News / Europe

    Spain PM Resists Calls for His Resignation

    Spain's Prime Minister Mariano Rajoy (L) reacts to a question from a reporter as he leaves after a session at the Senate in Madrid, Aug. 1, 2013.
    Spain's Prime Minister Mariano Rajoy (L) reacts to a question from a reporter as he leaves after a session at the Senate in Madrid, Aug. 1, 2013.
    Selah Hennessy
    Spain's Prime Minister Mariano Rajoy admitted Thursday that he has made "mistakes" related to a corruption scandal engulfing his party, but he faced down calls for his resignation. Analysts say Rajoy is betting that the economy will save his political career - as Spain, like other euro countries, finally see a slow move toward economic recovery.

    A number of top members of Spain’s governing Popular Party are accused of taking under-the-table payments over the course of almost two decades. Rajoy is one of the alleged recipients.

    Luis Barcenas, the party’s longtime treasurer until 2009, said a construction magnate gave him cash donations, which he then distributed to senior Popular Party figures.

    Rajoy and other members of his party say the claims are false.

    But speaking before parliament on Thursday, the prime minister said he had made one mistake.

    "I am sorry,” he said, “But that's the way it is. I was wrong in trusting someone we now know didn't deserve it."

    Economic defense

    But Rajoy said he has no plans to resign, as the main opposition has demanded. Instead, he drew attention to Spain’s economy, which is showing signs of a slow recovery.

    Ramon Pacheco Pardo from the European and International Studies department at King’s College London said Rajoy is likely to continue with that line of defense.

    “I think that the message that is going to come from the government and from the prime minister is that the important thing is economic growth: economic growth is probably coming back, so the population should focus on their own pockets rather than on a scandal,” said Pardo.

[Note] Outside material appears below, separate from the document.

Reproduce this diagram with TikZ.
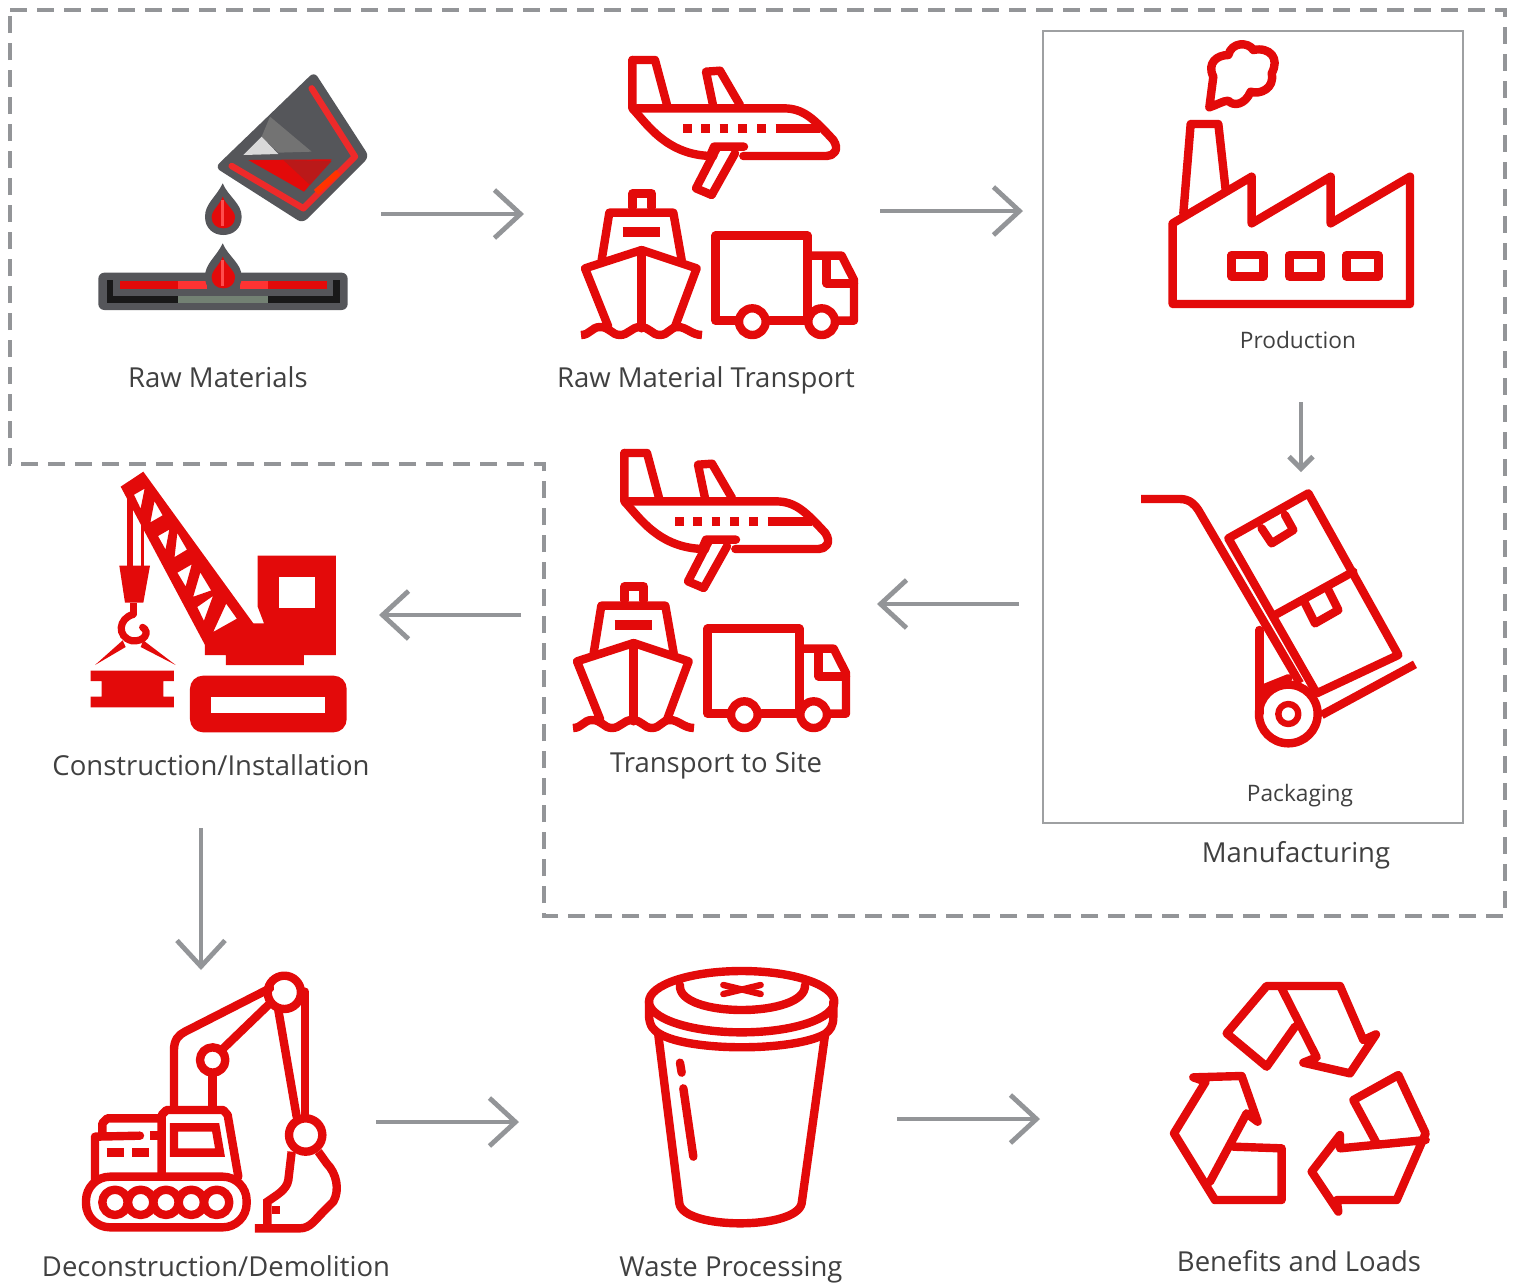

    Spain’s unemployment rate recently dropped from around 27 percent to 26 percent, the biggest improvement in five years. But with more than one-quarter of the population still out of work, the numbers may not be too cheering, says Pardo.

    And as the country struggles through crippling economic troubles and widespread unemployment, allegations that governing party members have received tax-free payments has hit a raw nerve.

    “We have a recovery but in any case it is not very quick, it has been quite a slow recovery. But also, even though there is a recovery, this has not reached the general population, so the feeling among workers and job seekers is that the situation has not improved yet or is not improving,” he said.

    Jobs remain scarce

    Pardo said on a macro level, the economy of the eurozone appears to be improving, albeit slowly.
     
    Manufacturing activity is on the rise and in some countries, including Spain, exports are growing.

    A worldwide survey of manufacturers published on Thursday showed industrial activity has risen in the eurozone for the first time in two years.

    But Pardo said those macro level improvements have hardly been felt on the micro level.

    Christian Schweiger, a Europe expert at Durham University, said that until Europeans have jobs, European governments will find it hard to convince their electorates that things are looking up.

    In some eurozone countries, youth unemployment is about 40 percent.

    “These young people, they find no jobs at home. And they are struggling to find jobs abroad," said Schweiger. "Because more and more of them are looking towards countries like Germany and the UK, and these countries are reluctant to accept the flood of migrant workers coming into their countries.”

    He said governments should expect widespread protests emerging if the job market does not turn around.
     
    Rajoy’s Popular Party has a strong majority in parliament, having won a clear victory in the 2011 vote.